July 9, 2012
Ban Gestation Crates
Cruel confinement for Canada’s breeding pigs
Pigs are extremely smart, social animals capable of feeling fear, pain, and stress. Studies show that they are more intelligent than dogs and even some primates, and scientists have demonstrated that pigs are capable of playing simple video games, learning from each other, and even learning names.
Most breeding sows in Canada are confined in "gestation crates" for virtually their entire lives. These crates are about the same width and length of a pig's body, preventing the animals from even turning around. This is one of the cruelest practices in all of agribusiness. Read more about gestation crates in Canada.
It's simply wrong to confine farm animals in tiny cages for their whole lives. Pigs housed in gestation crates bite the metal bars of their crates out of their frustration and boredom, often until their gums bleed.
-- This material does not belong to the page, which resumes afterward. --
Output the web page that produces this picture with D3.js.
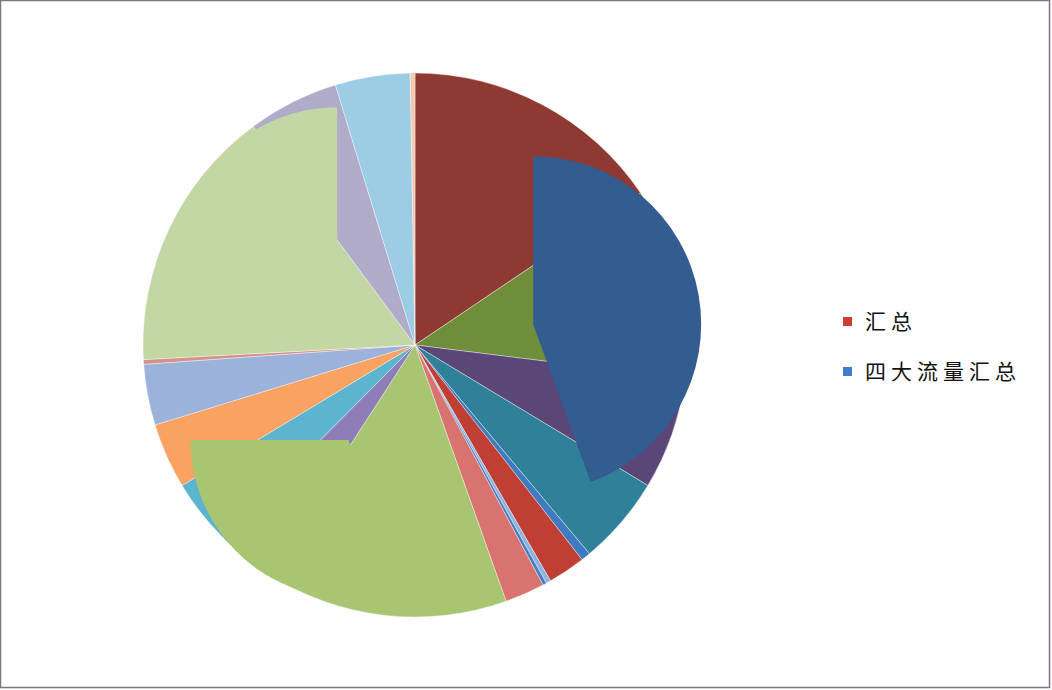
<!DOCTYPE html>
<html>
<head>
<meta charset="utf-8">
<script src="https://cdn.jsdelivr.net/npm/d3@7"></script>
<style>
  body { margin: 0; background: #fff; }
  svg { display: block; }
  .legend text { font-family: "Noto Sans CJK SC", sans-serif; font-size: 21px; letter-spacing: 5px; fill: #111; }
</style>
</head>
<body>
<div id="chart"></div>
<script>
var width = 1052, height = 690;

// series 1: 汇总 (clockwise from 12 o'clock)
var mainValues = [56, 41, 24, 19, 2, 8, 1, 0.8, 8.5, 52.4, 12, 14, 14, 13, 1, 56.5, 19.5, 16, 1];
var mainColors = ["#8E3A33", "#6E8E3C", "#5A4677", "#2F8099", "#3E7BC1", "#BF3F35", "#8DB3E2",
                  "#4A7EC0", "#D9736F", "#A8C572", "#8E7DB6", "#5CB4CE", "#F9A262", "#9BB2DA",
                  "#D4928C", "#C3D7A4", "#B1ABCA", "#9CCDE4", "#F7C7AE"];

// series 2: 四大流量汇总 (drawn on top, exploded slices)
var topValues = [160, 110, 90];
var topColors = ["#335C91", "#A8C572", "#C3D7A4"];

var legendNames = ["汇总", "四大流量汇总"];
var legendColors = ["#CC3D38", "#3D7DCC"];

// layout
var cx = 415, cy = 345, radius = 272;
var topRadius = [168, 158, 160],
    topExplode = [120, 116, 110];

var svg = d3.select("#chart").append("svg")
    .attr("width", width)
    .attr("height", height);

svg.append("rect")
    .attr("x", 0.5).attr("y", 0.5)
    .attr("width", width - 3).attr("height", height - 3)
    .attr("fill", "#fff")
    .attr("stroke", "#7d7584")
    .attr("stroke-width", 1.5);

var pie = d3.pie().sort(null).value(function(d) { return d; });

var g = svg.append("g")
    .attr("transform", "translate(" + cx + "," + cy + ")");

var arc = d3.arc().innerRadius(0).outerRadius(radius);

g.selectAll(".slice")
    .data(pie(mainValues))
  .enter().append("path")
    .attr("class", "slice")
    .attr("d", arc)
    .attr("fill", function(d, i) { return mainColors[i]; })
    .attr("stroke", "rgba(255,255,255,0.55)")
    .attr("stroke-width", 0.7);

var topArc = d3.arc().innerRadius(0)
    .outerRadius(function(d) { return topRadius[d.index]; });

g.selectAll(".top-slice")
    .data(pie(topValues))
  .enter().append("path")
    .attr("class", "top-slice")
    .attr("d", topArc)
    .attr("transform", function(d) {
      var a = (d.startAngle + d.endAngle) / 2,
          e = topExplode[d.index];
      return "translate(" + (Math.sin(a) * e) + "," + (-Math.cos(a) * e) + ")";
    })
    .attr("fill", function(d, i) { return topColors[i]; });

var legend = svg.append("g").attr("class", "legend")
    .attr("transform", "translate(843,321)");

var item = legend.selectAll("g")
    .data(legendNames)
  .enter().append("g")
    .attr("transform", function(d, i) { return "translate(0," + (i * 50) + ")"; });

item.append("rect")
    .attr("x", 0).attr("y", -4)
    .attr("width", 9).attr("height", 9)
    .attr("fill", function(d, i) { return legendColors[i]; });

item.append("text")
    .attr("x", 22)
    .attr("dy", "0.36em")
    .text(function(d) { return d; });
</script>
</body>
</html>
We wouldn't force our pets to live in filthy, cramped cages for their whole lives, and we shouldn't force farm animals to endure such misery, either. All animals, including those raised for food, deserve protection from this abuse.
The crate-free trend
Around the world, countries are phasing out the use of cruel gestation crates. In the European Union, a ban on the use of crates will come into effect on January 1st, 2013. In New Zealand and Australia, gestation crates will be phased out by 2015 and 2017, respectively. In the United States, Arizona, California, Colorado, Florida, Maine, Michigan, Ohio, Oregon and Rhode Island have all passed laws to phase out gestation crates, with other states considering similar plans.
In Canada, a 2010 Harris Decima poll confirmed that Canadians overwhelmingly want farm animals to be treated humanely, with 95 percent of respondents saying that they believed that all animals, including farm animals, should be spared pain and suffering. HSI/Canada and its partner organizations are making great progress for these animals. A growing number of major companies are acknowledging that gestation crates are a cruel way to confine mother pigs, and are asking their suppliers to phase out their use.
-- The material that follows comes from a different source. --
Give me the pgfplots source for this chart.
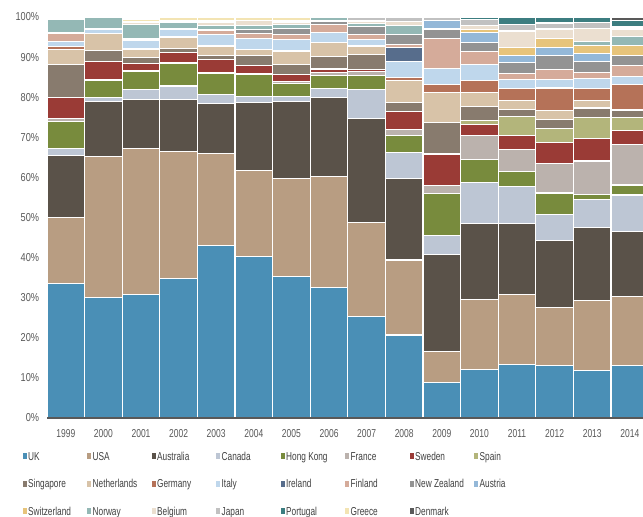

In 2012, some of the largest restaurants in the world announced plans to rid their supply chains of these cruel, confinement crates, including McDonalds, Burger King, Tim Hortons, and Wendy’s. The second largest supermarket chain in North America, Safeway, also announced their own plan to rid their supply chain of gestation crates.
In 2013, the Retail Council of Canada announced that eight of the largest Canadian supermarket chains would move away from gestation crate confinement of pigs in their supply systems.
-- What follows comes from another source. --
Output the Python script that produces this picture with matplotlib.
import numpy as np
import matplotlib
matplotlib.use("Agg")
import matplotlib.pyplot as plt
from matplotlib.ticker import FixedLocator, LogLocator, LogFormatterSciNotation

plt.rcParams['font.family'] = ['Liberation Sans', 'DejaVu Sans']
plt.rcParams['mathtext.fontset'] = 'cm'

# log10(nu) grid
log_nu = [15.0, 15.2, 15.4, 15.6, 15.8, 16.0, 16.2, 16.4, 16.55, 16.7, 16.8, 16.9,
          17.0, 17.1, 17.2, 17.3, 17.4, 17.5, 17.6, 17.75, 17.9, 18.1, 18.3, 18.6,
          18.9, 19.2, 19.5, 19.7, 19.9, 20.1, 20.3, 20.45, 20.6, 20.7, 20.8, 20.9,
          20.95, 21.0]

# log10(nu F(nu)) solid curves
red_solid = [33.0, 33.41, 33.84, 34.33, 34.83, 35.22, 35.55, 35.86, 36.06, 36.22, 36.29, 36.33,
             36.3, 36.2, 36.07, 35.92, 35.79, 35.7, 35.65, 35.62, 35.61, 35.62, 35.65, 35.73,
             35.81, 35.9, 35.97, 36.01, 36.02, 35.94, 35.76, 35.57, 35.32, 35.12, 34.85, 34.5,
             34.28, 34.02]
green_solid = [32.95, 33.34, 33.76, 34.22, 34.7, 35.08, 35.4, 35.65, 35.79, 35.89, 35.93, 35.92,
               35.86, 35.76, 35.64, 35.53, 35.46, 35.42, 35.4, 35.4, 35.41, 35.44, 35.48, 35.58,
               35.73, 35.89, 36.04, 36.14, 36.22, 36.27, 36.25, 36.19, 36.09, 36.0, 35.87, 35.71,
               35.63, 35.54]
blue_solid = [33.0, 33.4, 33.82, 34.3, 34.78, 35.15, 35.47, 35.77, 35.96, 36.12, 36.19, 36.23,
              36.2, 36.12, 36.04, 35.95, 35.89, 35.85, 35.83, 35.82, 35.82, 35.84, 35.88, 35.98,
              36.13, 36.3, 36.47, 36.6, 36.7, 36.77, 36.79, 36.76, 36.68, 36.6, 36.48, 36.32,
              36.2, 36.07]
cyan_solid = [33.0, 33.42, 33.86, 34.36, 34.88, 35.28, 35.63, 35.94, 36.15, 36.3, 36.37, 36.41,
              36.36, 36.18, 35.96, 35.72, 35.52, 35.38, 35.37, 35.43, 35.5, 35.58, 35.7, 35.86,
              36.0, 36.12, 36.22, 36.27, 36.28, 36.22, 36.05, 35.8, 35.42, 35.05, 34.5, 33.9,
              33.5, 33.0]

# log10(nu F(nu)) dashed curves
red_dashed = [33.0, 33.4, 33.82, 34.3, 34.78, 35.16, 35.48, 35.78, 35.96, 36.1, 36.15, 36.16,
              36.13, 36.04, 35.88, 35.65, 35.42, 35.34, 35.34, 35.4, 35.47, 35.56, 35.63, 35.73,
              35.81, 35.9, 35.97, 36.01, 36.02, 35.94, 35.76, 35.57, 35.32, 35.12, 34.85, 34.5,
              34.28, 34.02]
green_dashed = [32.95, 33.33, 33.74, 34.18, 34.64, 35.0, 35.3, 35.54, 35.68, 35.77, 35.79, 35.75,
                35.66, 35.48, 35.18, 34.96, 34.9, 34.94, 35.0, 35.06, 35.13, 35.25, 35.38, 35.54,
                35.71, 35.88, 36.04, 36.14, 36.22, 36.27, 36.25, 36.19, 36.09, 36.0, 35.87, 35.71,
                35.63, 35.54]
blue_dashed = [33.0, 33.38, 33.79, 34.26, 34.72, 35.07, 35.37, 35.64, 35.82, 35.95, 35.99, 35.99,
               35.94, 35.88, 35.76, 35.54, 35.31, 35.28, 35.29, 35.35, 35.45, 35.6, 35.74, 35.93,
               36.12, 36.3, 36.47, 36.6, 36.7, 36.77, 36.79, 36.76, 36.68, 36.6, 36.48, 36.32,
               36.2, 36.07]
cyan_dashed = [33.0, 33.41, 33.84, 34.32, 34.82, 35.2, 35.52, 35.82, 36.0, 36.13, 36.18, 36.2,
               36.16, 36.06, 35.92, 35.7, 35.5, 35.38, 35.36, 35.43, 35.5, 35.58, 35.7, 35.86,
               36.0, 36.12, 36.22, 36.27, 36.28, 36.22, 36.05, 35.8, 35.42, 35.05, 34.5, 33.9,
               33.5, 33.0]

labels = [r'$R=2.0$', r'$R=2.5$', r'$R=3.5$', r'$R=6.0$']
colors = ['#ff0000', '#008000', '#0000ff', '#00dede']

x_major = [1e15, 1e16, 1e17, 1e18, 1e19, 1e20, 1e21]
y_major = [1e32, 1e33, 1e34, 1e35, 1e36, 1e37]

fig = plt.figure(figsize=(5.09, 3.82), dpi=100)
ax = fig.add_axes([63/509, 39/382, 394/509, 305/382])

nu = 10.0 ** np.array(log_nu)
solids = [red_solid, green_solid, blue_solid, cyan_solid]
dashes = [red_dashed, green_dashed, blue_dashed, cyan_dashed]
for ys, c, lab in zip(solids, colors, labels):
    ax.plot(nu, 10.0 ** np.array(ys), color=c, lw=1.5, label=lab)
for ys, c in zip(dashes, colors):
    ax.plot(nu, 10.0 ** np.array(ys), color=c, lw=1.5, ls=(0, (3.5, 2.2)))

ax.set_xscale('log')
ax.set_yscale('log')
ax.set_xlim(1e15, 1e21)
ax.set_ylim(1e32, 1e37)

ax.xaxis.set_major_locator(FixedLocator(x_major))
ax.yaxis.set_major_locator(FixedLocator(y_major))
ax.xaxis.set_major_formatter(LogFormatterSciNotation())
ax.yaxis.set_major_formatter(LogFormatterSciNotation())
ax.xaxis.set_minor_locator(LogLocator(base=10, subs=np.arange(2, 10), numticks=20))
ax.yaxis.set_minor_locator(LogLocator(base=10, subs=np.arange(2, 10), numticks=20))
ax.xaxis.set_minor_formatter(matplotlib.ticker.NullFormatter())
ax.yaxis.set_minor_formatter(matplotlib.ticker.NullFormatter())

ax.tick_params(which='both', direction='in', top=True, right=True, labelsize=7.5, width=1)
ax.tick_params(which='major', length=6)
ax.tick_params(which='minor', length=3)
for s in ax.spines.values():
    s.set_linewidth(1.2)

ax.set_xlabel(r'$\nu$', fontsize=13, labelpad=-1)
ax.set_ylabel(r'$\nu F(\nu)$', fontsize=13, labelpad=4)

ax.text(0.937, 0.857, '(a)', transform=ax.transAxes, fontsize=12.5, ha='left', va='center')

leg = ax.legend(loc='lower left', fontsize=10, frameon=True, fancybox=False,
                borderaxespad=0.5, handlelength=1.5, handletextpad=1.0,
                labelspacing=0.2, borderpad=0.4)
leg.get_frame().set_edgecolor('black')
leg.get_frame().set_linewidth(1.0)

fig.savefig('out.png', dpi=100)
Now, we are asking Canada’s pork industry to move as one to phase out gestation crates completely. Add your voice to the call to help improve life for mother pigs.
You also can say no to this cruelty by always purchasing crate-free pork and asking local restaurants not to use pork that comes from gestation crates.
The science is clear
The Pew Commission on Industrial Farm Animal Production—which was funded by the Pew Charitable Trusts and Johns Hopkins School of Public Health, and included the former U.S. Secretary of Agriculture—recommended that "all systems that restrict natural movement," including gestation crates, be phased out.